Catch of the Day delays informing Privacy Commissioner of breach

Australian deals website Catch of the Day did not disclose a 2011 data breach to the Office of the Australian Privacy Commissioner until last month, despite knowing of the breach at the time it occurred.

As customers demand daily deals website Catch of the Day begin deleting their accounts, the Office of the Australian Privacy Commissioner has confirmed it was only informed about a 2011 data breach affecting the website last month, ahead of the company's public disclosure on Friday evening.

On Friday evening, as news was dominated by the deaths of close to 300 people on a Malaysian Airlines flight MH17, Catch of the Day quietly notified customers to change their password, revealing that it had been the victim of a data breach in May 2011, where credit card details, email addresses, delivery addresses, hashed passwords, and other customer information had been obtained.

The company, which owns the Catch of the Day, Scoopon, EatNow, GroceryRun, and Mumgo websites, said it worked with banks and the Australian Federal Police to cancel cards, but it appears that customers were not informed of the source of the issue at the time.

Catch Group now said it was informing the public three years later because "technological advances" meant that it may be now possible for the hashed passwords to be compromised.

Catch of the Day claimed in its statement to customers on Friday that since the breach that the Australian Privacy Commissioner was also informed.

ZDNet can confirm, however, that the Australian Privacy Commissioner, Timothy Pilgrim, was only informed last month. In a statement provided to ZDNet, Pilgrim said his office was only made aware of the incident in June.

"In June 2014, the Office of the Australian Information Commissioner was notified by Catch of the Day about a data breach that occurred in 2011. The OAIC was not informed about the incident at the time it occurred. The OAIC has asked Catch of the Day for further information about the incident," Pilgrim said.

Catch of the Day was not obligated to notify the Privacy Commissioner about the breach, but companies routinely inform the commissioner when a breach occurs. Pilgrim said in 2013-2014 there were 71 data breach notifications to his office, but said a number of incidents may still go unreported.

"People affected by data breaches that may have serious financial or other consequences are unable to take mitigating steps to protect their personal information if they are not appropriately notified," he said.

"Data breach notification can also be a positive for organisations as it can promote transparency and trust about how an organisation handles personal information."

The former Labor government attempted to bring about mandatory data breach notification laws before the September election, and has again tried to bring them on in opposition in the new parliament, but so far the legislation has failed to be passed through.

It comes as a number of customers have taken to Facebook and Twitter to ask the company to close their accounts following the three-year delay in informing the public of the breach.

In Catch of the Day's original statement, the company stated that "other online retailers" were also affected by the data breach.
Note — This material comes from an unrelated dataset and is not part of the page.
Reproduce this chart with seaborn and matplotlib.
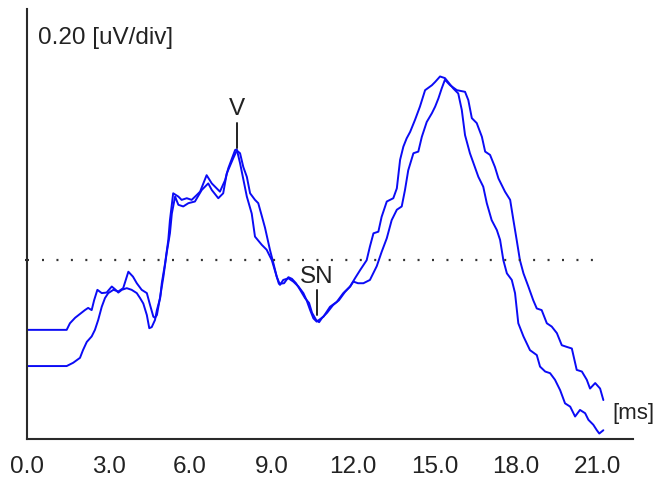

ZDNet has sought additional information from the Australian Federal Police, however one retailer, has already confirmed on its Facebook page that it was not a victim of the security breach.

Catch of the Day is still declining to answer questions on why it waited three years to inform customers. On its Facebook page, customers who have raised the question have been provided an apology without explanation. Multiple requests for comment from ZDNet to Catch of the Day have gone unanswered, with spokespeople for the company directing ZDNet back to the company's original media statement from Friday.

The date of the data breach incident aligns with the announcement in May 2011 that Catch of the Day had secured an AU$80 million investment from a consortium of investors including James Packer's Consolidated Press Holdings, and Seek co-founder Andrew Bassat.